Repeat, exactly and only, the lines from the beginning of the data through the line with "import plotly.graph_objects as go". Pictures are left out.
### Material provided ###
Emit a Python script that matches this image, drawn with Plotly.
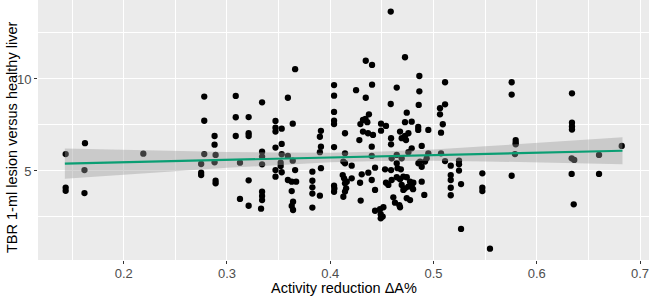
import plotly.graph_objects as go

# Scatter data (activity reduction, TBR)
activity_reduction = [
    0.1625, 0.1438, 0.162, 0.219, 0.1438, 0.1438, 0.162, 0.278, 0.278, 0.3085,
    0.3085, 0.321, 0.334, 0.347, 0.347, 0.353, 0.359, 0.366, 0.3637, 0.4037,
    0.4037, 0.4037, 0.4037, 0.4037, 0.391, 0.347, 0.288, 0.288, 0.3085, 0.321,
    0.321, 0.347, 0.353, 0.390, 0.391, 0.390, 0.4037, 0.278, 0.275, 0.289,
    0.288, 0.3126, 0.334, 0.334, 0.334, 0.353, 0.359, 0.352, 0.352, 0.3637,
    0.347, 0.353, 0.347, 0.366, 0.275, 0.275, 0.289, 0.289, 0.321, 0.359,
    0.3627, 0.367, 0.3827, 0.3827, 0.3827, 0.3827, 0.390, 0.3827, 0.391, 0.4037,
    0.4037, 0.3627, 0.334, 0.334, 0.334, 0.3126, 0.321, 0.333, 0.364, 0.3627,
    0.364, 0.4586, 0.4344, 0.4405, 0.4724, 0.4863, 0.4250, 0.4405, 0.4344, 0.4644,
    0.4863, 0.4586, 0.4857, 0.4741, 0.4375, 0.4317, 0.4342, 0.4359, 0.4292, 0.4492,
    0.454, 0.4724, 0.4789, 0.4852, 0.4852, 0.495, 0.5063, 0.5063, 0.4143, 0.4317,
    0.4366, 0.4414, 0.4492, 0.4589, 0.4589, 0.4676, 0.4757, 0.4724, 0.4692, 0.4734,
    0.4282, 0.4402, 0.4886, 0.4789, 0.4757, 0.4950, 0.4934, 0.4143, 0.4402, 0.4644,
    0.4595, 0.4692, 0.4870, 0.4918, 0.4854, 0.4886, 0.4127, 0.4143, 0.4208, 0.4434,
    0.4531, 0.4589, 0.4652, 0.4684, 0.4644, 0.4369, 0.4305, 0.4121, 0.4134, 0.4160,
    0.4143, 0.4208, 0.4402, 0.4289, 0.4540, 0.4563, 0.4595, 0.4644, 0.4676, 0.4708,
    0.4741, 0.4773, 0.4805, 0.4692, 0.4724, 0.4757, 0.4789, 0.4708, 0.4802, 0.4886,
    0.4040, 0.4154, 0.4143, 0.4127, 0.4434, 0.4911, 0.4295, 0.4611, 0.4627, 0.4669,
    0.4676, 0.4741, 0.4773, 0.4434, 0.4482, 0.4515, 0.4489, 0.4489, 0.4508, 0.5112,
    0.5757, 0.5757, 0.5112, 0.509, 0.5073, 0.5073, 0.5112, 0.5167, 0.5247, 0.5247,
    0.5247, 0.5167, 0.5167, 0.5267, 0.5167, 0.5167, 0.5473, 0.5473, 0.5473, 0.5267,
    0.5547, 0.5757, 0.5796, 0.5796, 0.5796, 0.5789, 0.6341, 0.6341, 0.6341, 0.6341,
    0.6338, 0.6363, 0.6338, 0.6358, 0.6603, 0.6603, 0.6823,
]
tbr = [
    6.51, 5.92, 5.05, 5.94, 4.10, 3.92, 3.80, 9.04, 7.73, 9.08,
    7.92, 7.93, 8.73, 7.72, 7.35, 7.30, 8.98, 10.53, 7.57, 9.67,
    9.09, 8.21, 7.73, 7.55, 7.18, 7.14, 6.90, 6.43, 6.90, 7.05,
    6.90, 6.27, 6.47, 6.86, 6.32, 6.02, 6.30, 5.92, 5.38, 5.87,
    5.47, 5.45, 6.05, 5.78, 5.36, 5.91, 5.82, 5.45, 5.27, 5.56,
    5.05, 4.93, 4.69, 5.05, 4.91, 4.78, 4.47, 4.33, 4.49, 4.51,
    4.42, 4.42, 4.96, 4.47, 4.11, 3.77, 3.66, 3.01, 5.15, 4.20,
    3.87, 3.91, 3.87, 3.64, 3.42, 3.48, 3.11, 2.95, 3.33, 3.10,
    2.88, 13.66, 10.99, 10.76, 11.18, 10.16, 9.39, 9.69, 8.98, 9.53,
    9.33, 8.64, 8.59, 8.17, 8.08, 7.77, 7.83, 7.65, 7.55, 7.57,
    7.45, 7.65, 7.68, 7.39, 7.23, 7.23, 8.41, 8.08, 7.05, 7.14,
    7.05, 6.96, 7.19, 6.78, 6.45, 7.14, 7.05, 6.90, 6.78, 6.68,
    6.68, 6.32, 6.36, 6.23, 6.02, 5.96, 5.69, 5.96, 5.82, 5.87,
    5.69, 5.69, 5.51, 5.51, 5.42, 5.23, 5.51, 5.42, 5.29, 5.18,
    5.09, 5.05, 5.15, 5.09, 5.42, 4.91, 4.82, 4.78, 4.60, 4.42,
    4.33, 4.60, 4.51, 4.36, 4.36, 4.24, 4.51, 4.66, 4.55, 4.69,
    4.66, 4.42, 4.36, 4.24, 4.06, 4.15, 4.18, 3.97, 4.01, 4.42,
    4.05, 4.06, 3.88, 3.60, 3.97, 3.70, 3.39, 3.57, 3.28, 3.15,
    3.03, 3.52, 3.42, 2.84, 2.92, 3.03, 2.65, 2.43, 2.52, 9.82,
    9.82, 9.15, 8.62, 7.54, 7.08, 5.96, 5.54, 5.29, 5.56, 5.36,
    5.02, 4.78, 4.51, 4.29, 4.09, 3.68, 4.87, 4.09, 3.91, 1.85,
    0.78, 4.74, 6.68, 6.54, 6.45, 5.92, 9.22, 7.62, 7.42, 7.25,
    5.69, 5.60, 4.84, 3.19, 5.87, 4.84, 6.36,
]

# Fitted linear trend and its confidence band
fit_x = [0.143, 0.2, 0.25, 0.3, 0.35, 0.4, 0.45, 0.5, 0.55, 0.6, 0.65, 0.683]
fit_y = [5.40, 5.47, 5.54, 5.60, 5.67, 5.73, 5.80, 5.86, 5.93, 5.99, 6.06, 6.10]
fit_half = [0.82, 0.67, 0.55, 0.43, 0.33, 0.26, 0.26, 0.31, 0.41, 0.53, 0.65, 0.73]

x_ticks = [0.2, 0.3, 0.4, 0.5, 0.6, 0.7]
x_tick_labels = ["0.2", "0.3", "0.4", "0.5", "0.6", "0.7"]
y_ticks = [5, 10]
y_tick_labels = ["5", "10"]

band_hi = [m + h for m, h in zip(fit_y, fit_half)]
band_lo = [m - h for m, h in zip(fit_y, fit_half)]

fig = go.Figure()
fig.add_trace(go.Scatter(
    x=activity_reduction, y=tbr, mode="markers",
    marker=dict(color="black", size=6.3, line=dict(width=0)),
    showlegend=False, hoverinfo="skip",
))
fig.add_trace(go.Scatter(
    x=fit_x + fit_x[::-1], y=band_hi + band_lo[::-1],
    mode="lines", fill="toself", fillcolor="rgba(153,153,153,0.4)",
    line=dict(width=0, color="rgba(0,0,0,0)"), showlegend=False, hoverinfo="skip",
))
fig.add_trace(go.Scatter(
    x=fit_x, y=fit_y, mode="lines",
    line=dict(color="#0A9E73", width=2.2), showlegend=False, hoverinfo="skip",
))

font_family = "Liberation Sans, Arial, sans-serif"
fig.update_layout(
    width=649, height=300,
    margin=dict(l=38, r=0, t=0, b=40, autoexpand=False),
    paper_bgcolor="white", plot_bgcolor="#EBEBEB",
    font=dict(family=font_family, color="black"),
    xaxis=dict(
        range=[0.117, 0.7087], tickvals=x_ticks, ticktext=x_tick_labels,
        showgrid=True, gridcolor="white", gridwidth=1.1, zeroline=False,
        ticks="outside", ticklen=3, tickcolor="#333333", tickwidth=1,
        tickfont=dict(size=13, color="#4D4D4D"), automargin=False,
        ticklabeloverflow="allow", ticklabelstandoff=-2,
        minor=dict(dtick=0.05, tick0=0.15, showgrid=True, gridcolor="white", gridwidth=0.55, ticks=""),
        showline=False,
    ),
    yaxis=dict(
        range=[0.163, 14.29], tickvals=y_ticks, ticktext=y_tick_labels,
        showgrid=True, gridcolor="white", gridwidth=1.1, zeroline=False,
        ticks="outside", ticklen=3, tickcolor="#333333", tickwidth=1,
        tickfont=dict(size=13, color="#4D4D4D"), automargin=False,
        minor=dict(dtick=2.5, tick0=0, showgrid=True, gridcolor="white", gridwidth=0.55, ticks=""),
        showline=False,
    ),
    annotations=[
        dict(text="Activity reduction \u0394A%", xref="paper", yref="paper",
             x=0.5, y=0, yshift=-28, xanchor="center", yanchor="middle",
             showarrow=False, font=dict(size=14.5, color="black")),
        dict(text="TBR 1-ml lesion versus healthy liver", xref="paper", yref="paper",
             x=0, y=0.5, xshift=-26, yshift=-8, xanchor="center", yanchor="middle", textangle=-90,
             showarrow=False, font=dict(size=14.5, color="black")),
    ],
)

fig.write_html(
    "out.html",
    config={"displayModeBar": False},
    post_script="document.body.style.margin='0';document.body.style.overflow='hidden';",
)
###
> **Answer to the exercise**
Emit a Python script that matches this image, drawn with Plotly.
import plotly.graph_objects as go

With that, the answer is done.